At least some pterosaurs lived in large flocks and perhaps most did. At breeding times, some might have signalled their importance with their elaborate head crests or mating competitions in order to choose their mates. Eggs were probably laid a few at a time and buried in nests (we have three fossil eggs, each with a baby pterosaur inside). Growth was rapid and they probably reached adulthood in just a few years, even those that grew to prodigious sizes. The biggest pterosaurs were as much as 13 m across and weighed in at over 250 kg making them the biggest flying animals of all time.

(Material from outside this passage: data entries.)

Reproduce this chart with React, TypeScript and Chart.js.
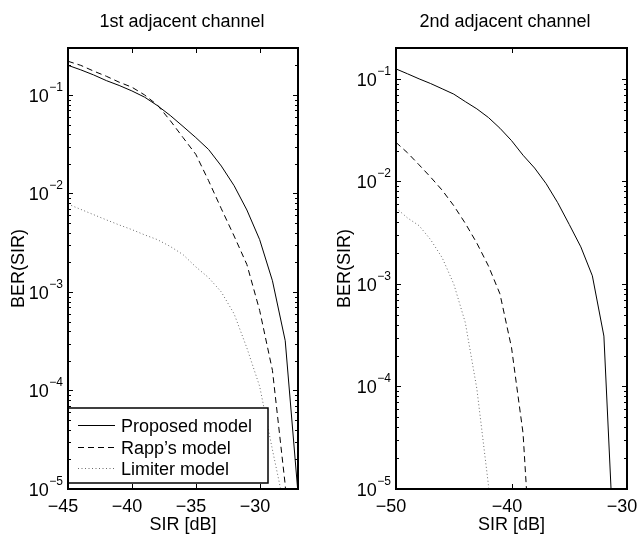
import React, { useEffect, useRef } from "react";
import { Chart, registerables } from "chart.js";

Chart.register(...registerables);

// ---------- data ----------
const leftTitle = "1st adjacent channel";
const rightTitle = "2nd adjacent channel";
const xAxisLabel = "SIR [dB]";
const yAxisLabel = "BER(SIR)";
const seriesNames = ["Proposed model", "Rapp’s model", "Limiter model"];

const leftSir = [-45, -44, -43, -42, -41, -40, -39, -38, -37, -36, -35, -34, -33, -32, -31, -30, -29, -28, -27];
const leftProposed = [0.2, 0.18, 0.16, 0.14, 0.125, 0.11, 0.095, 0.078, 0.062, 0.048, 0.037, 0.028, 0.019, 0.012, 0.0068, 0.0034, 0.0013, 3.2e-4, 9e-6];
const leftRapp = [0.22, 0.2, 0.175, 0.155, 0.135, 0.12, 0.1, 0.079, 0.055, 0.037, 0.025, 0.0135, 0.007, 0.0037, 0.0019, 6.5e-4, 1.6e-4, 1.1e-5, 1e-7];
const leftLimiter = [0.0078, 0.0069, 0.0061, 0.0054, 0.0048, 0.0043, 0.0038, 0.0034, 0.0029, 0.0024, 0.0018, 0.0014, 0.001, 6e-4, 2.7e-4, 1.1e-4, 2.5e-5, 6e-6, 1e-7];

const rightSir = [-50, -49, -48, -47, -46, -45, -44, -43, -42, -41, -40, -39, -38, -37, -36, -35, -34, -33, -32, -31, -30];
const rightProposed = [0.125, 0.112, 0.1, 0.09, 0.08, 0.071, 0.06, 0.051, 0.042, 0.033, 0.025, 0.018, 0.0135, 0.0095, 0.0062, 0.0038, 0.0023, 0.0012, 3.1e-4, 1.2e-6, 1e-8];
const rightRapp = [0.024, 0.019, 0.0145, 0.011, 0.0082, 0.0058, 0.0039, 0.0025, 0.0015, 8e-4, 2.4e-4, 3.5e-5, 5e-7];
const rightLimiter = [0.0055, 0.0044, 0.0037, 0.0027, 0.0018, 0.001, 4.2e-4, 9.5e-5, 1.1e-5, 1e-7];

const leftXTicks = [-45, -40, -35, -30];
const rightXTicks = [-50, -40, -30];
const yExponents = [-5, -4, -3, -2, -1];

// ---------- drawing ----------
const FONT = '"Liberation Sans", Arial, Helvetica, sans-serif';

const styles = [
  { borderColor: "#000", borderDash: [] as number[] },
  { borderColor: "#000", borderDash: [6, 4] },
  { borderColor: "#6a6a6a", borderDash: [1, 2.5] },
];

function fmtTick(v: number) {
  return v < 0 ? "\u2212" + String(-v) : String(v);
}

const matlabAxes = {
  id: "matlabAxes",
  afterDraw(chart: any, _args: any, o: any) {
    const ctx: CanvasRenderingContext2D = chart.ctx;
    const { left, right, top, bottom } = chart.chartArea;
    const xs = chart.scales.x;
    const ys = chart.scales.y;
    ctx.save();
    ctx.fillStyle = "#000";
    ctx.strokeStyle = "#000";

    // legend
    if (o.legend) {
      const L = o.legend;
      ctx.fillStyle = "#fff";
      ctx.fillRect(L.x, L.y, L.w, L.h);
      ctx.lineWidth = 1.5;
      ctx.strokeStyle = "#000";
      ctx.strokeRect(L.x, L.y, L.w, L.h);
      ctx.font = `18px ${FONT}`;
      ctx.textAlign = "left";
      ctx.textBaseline = "alphabetic";
      chart.data.datasets.forEach((ds: any, i: number) => {
        const yy = L.rowY[i];
        ctx.save();
        ctx.strokeStyle = ds.borderColor;
        ctx.lineWidth = 1;
        ctx.setLineDash(ds.borderDash || []);
        ctx.beginPath();
        ctx.moveTo(L.x + 10, yy + 0.5);
        ctx.lineTo(L.x + 47, yy + 0.5);
        ctx.stroke();
        ctx.restore();
        ctx.fillStyle = "#000";
        ctx.fillText(ds.label, L.x + 53, yy + 6.5);
      });
    }

    ctx.setLineDash([]);
    ctx.strokeStyle = "#000";
    ctx.fillStyle = "#000";

    // x ticks
    ctx.lineWidth = 1;
    ctx.font = `18px ${FONT}`;
    ctx.textAlign = "center";
    ctx.textBaseline = "alphabetic";
    for (const v of o.xTicks) {
      const px = Math.round(xs.getPixelForValue(v)) + 0.5;
      ctx.beginPath();
      ctx.moveTo(px, bottom);
      ctx.lineTo(px, bottom - 5);
      ctx.moveTo(px, top);
      ctx.lineTo(px, top + 5);
      ctx.stroke();
      ctx.fillText(fmtTick(v), px - 5.5, bottom + 23);
    }

    // y ticks (log)
    for (const e of yExponents) {
      const major = Math.pow(10, e);
      const py = Math.round(ys.getPixelForValue(major)) + 0.5;
      ctx.beginPath();
      ctx.moveTo(left, py);
      ctx.lineTo(left + 5, py);
      ctx.moveTo(right, py);
      ctx.lineTo(right - 5, py);
      ctx.stroke();
      // label 10^e
      const expText = "\u2212" + String(-e);
      ctx.font = `12px ${FONT}`;
      const ew = ctx.measureText(expText).width;
      ctx.font = `18px ${FONT}`;
      const bw = ctx.measureText("10").width;
      const xr = left - 5;
      ctx.textAlign = "left";
      ctx.fillText("10", xr - ew - bw - 0.5, py + 6.5);
      ctx.font = `12px ${FONT}`;
      ctx.fillText(expText, xr - ew, py - 5);
      for (let m = 2; m <= 9; m++) {
        const val = m * major;
        if (val > ys.max * 1.0001) break;
        const pm = Math.round(ys.getPixelForValue(val)) + 0.5;
        ctx.beginPath();
        ctx.moveTo(left, pm);
        ctx.lineTo(left + 3, pm);
        ctx.moveTo(right, pm);
        ctx.lineTo(right - 3, pm);
        ctx.stroke();
      }
    }

    // frame
    ctx.lineWidth = 2;
    ctx.strokeRect(left, top, right - left, bottom - top);

    // titles
    ctx.font = `18px ${FONT}`;
    ctx.textAlign = "center";
    ctx.textBaseline = "alphabetic";
    ctx.fillText(o.title, o.titleX, 27);
    ctx.fillText(xAxisLabel, (left + right) / 2, 530);
    ctx.save();
    ctx.translate(o.yLabelX, (top + bottom) / 2);
    ctx.rotate(-Math.PI / 2);
    ctx.fillText(yAxisLabel, 0, 0);
    ctx.restore();

    ctx.restore();
  },
};

function buildDatasets(xsArr: number[], series: number[][]) {
  return series.map((vals, i) => ({
    label: seriesNames[i],
    data: vals.map((y, j) => ({ x: xsArr[j], y })),
    borderColor: styles[i].borderColor,
    borderDash: styles[i].borderDash,
    borderWidth: 1,
    pointRadius: 0,
    tension: 0,
    fill: false,
  }));
}

function makeChart(
  canvas: HTMLCanvasElement,
  xsArr: number[],
  series: number[][],
  xMin: number,
  xMax: number,
  yMax: number,
  padding: any,
  pluginOpts: any
) {
  return new Chart(canvas, {
    type: "line",
    data: { datasets: buildDatasets(xsArr, series) as any },
    options: {
      animation: false,
      responsive: false,
      devicePixelRatio: 1,
      layout: { padding },
      plugins: {
        legend: { display: false },
        title: { display: false },
        tooltip: { enabled: false },
        matlabAxes: pluginOpts,
      } as any,
      scales: {
        x: { type: "linear", min: xMin, max: xMax, display: false },
        y: { type: "logarithmic", min: 1e-5, max: yMax, display: false },
      },
    },
    plugins: [matlabAxes as any],
  });
}

export default function App() {
  const leftRef = useRef<HTMLCanvasElement>(null);
  const rightRef = useRef<HTMLCanvasElement>(null);

  useEffect(() => {
    const c1 = makeChart(
      leftRef.current!,
      leftSir,
      [leftProposed, leftRapp, leftLimiter],
      -45,
      -27,
      0.3,
      { left: 68, right: 20, top: 48, bottom: 49 },
      {
        xTicks: leftXTicks,
        title: leftTitle,
        titleX: 182,
        yLabelX: 24,
        legend: { x: 68, y: 408, w: 200, h: 75, rowY: [425, 447, 468] },
      }
    );
    const c2 = makeChart(
      rightRef.current!,
      rightSir,
      [rightProposed, rightRapp, rightLimiter],
      -50,
      -30,
      0.2,
      { left: 78, right: 11, top: 48, bottom: 49 },
      {
        xTicks: rightXTicks,
        title: rightTitle,
        titleX: 187,
        yLabelX: 32,
      }
    );
    return () => {
      c1.destroy();
      c2.destroy();
    };
  }, []);

  return (
    <div style={{ position: "fixed", left: 0, top: 0, width: 638, height: 538, background: "#fff" }}>
      <canvas ref={leftRef} width={318} height={538} style={{ position: "absolute", left: 0, top: 0, width: 318, height: 538 }} />
      <canvas ref={rightRef} width={320} height={538} style={{ position: "absolute", left: 318, top: 0, width: 320, height: 538 }} />
    </div>
  );
}
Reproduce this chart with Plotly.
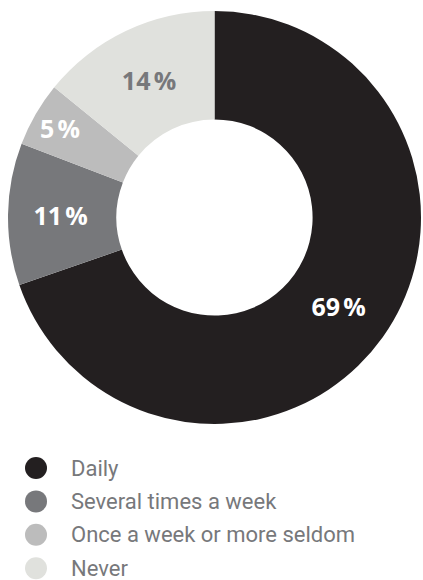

The age of the pterosaurs came to an end at the same time as the dinosaurs, and presumably the same series of events that affected their cousins were ultimately the cause of their demise. Pterosaurs were though the first vertebrate to achieve powered flight, they lasted for 150 million years and conquered every continent and habitat, not to mention producing species way beyond those of birds in terms of size. They were not ugly, scaled reptiles, poor gliders, simple animals that were out competed with birds (they survived a good 100 million years alongside their distant feathered relations), but fast skilful fliers, with a huge range of species, that were a diverse and important part of Mesozoic ecology for tens of millions of years.
Well, that’s it. I doubt this is of much use to any of my (current) regular readers, and yes there is much that has been omitted, streamlined, glossed over, telescoped, and compressed to a fraction of what it requires at even the most basic level. Things like the pteroid, the notarium, the detailed structure of the wing, air sacs, webbed feet, eggs and more barely even registered if they were mentioned at all. I consider Dave Unwin’s recent pterosaur book a great primer and that clocks in at 300 odd pages, with a hundred or so figures, so this was never going to be an in depth look at the last 250 years of research. Hopefully it will serve as a decent primer for anyone unfamiliar with pterosaurs though and hopefully will still be up to date a year or so from now.